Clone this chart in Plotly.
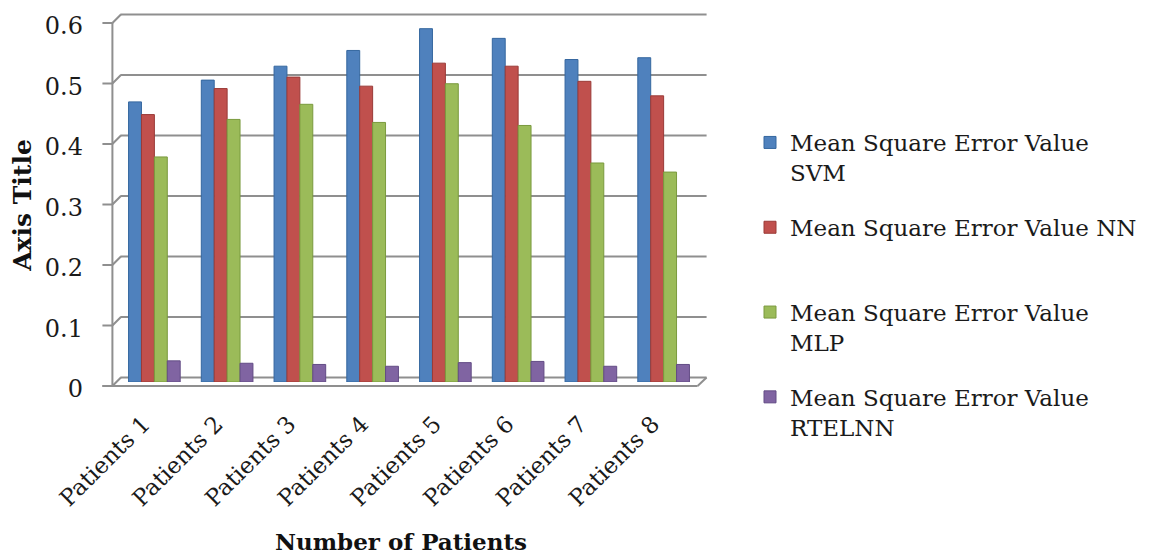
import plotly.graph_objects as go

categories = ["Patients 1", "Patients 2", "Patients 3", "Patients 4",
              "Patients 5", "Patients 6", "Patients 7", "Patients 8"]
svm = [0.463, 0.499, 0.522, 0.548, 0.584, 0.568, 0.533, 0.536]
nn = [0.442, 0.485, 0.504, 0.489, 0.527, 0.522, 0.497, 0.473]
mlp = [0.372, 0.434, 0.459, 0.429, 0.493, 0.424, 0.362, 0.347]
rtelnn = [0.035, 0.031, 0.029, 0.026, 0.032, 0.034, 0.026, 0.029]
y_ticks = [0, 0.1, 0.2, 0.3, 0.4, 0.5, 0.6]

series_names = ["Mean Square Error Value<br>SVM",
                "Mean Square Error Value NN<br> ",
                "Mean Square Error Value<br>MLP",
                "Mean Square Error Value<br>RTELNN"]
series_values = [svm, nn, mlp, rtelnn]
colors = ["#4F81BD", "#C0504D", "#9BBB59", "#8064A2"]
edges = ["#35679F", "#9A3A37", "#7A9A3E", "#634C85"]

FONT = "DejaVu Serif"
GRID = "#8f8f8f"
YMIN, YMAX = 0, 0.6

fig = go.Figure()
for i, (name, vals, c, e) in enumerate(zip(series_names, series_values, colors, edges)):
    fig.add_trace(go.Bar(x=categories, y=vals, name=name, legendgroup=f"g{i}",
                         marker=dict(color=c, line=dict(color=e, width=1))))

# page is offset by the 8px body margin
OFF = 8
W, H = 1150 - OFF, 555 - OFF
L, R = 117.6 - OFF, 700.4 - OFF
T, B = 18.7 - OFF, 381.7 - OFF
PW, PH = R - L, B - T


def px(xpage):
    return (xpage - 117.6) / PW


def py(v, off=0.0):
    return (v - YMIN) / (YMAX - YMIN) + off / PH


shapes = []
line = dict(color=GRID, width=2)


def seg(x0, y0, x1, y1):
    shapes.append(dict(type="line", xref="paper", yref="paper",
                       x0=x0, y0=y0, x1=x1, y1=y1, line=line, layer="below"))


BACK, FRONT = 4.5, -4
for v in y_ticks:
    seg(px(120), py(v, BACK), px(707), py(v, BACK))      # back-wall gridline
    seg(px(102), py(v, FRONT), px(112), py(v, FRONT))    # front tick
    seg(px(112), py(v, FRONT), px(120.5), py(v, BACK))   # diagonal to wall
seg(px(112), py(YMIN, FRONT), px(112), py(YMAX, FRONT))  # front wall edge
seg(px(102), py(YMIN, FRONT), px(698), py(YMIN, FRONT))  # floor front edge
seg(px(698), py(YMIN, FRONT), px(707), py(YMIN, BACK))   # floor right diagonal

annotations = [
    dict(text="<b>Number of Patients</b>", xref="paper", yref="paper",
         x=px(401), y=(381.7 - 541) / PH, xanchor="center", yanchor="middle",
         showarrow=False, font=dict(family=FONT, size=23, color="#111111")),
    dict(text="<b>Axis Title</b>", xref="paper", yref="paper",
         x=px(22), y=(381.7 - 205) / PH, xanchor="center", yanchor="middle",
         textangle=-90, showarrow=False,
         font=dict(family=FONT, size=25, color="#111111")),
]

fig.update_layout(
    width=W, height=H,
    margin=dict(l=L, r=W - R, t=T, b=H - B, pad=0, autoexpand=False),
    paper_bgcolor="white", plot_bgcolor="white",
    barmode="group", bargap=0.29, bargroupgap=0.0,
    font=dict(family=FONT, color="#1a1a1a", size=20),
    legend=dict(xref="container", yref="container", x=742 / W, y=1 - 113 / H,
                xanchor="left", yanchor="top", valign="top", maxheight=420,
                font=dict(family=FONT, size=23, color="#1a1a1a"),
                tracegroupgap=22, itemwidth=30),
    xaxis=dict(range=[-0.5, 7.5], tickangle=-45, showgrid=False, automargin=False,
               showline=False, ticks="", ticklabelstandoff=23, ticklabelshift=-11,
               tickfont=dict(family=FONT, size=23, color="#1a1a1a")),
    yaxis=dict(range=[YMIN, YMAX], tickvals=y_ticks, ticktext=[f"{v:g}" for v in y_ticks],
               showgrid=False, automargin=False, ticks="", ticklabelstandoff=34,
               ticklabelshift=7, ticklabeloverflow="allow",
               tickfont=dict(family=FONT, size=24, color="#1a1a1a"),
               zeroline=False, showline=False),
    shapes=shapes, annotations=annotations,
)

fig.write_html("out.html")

++++++++++

Give again, exactly, the lines from the start of the data through the one holding "y_ticks = [0, 0.1, 0.2, 0.3, 0.4, 0.5, 0.6]"; omit the pictures.

Exercise solution:
Clone this chart in Plotly.
import plotly.graph_objects as go

categories = ["Patients 1", "Patients 2", "Patients 3", "Patients 4",
              "Patients 5", "Patients 6", "Patients 7", "Patients 8"]
svm = [0.463, 0.499, 0.522, 0.548, 0.584, 0.568, 0.533, 0.536]
nn = [0.442, 0.485, 0.504, 0.489, 0.527, 0.522, 0.497, 0.473]
mlp = [0.372, 0.434, 0.459, 0.429, 0.493, 0.424, 0.362, 0.347]
rtelnn = [0.035, 0.031, 0.029, 0.026, 0.032, 0.034, 0.026, 0.029]
y_ticks = [0, 0.1, 0.2, 0.3, 0.4, 0.5, 0.6]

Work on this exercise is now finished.